Image credit: Marie-Eve Naud et al., 2014. This system does appear to obey the law of gravity, FYI.

However difficult such a situation might be for the person forced to confront the ways they made sense of the world — and at some level, their value in it — the human enterprise advances because of our ability to do exactly that. Our ability to uncover new knowledge, assimilate it, and build a better world for ourselves with it is what enables us to advance as a species and as a society.

In all cases, new evidence can compel us to reevaluate even our most cherished, taken-for-granted and deeply ingrained assumptions about this Universe, at a scientific, historical, and even a personal level. But of all the different types of knowledge we have, scientific knowledge perhaps deserves to be the most valued of all.

Image credit: me, using a public domain image of Kelvin.
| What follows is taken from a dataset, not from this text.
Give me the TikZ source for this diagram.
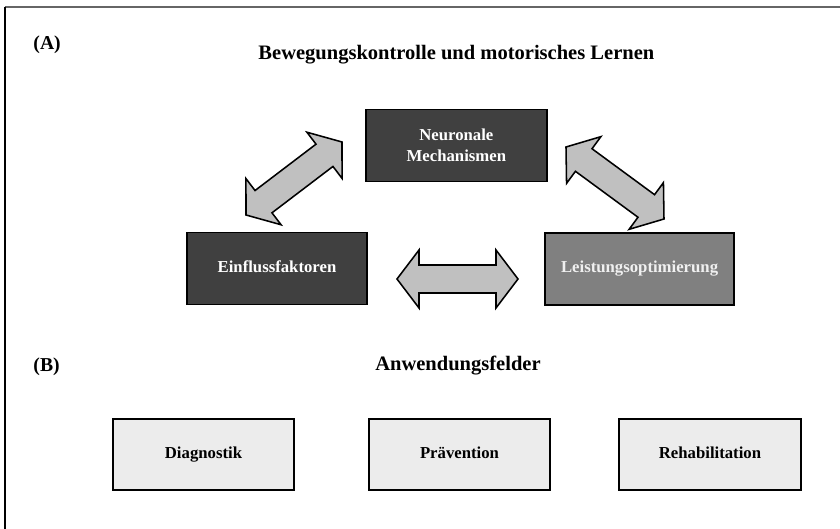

People often erroneously say that science isn’t a body of knowledge, but rather that it’s a process. The reason that’s erroneous is that science is both. There is a scientific process about collecting data in a controlled, reproducible-in-principle fashion that informs us about some phenomenon or set of phenomena in the natural world. We can use the data from not only that individual experiment but from the full suite of all well-controlled experiments and observations ever taken to infer laws, make and test hypotheses and eventually build overarching theories that explain as much of the phenomena as possible, and give us unparalleled predictive power as well as retrodictive power to model what will happen or should have happened in various physical scenarios.

And as we move from physical systems that can be modeled very simply (such as a single mass in empty space) to ones that are increasingly more complex, we quickly reach a point where using the most sound and fundamental tools to model a system become impractical, if not outright impossible. So scientifically, we make approximations, we simplify (and try not to oversimplify) models, we use perturbation theory and make simulations, and we uncover laws whose emergence from or relationship to the simpler systems that are at play is often unclear.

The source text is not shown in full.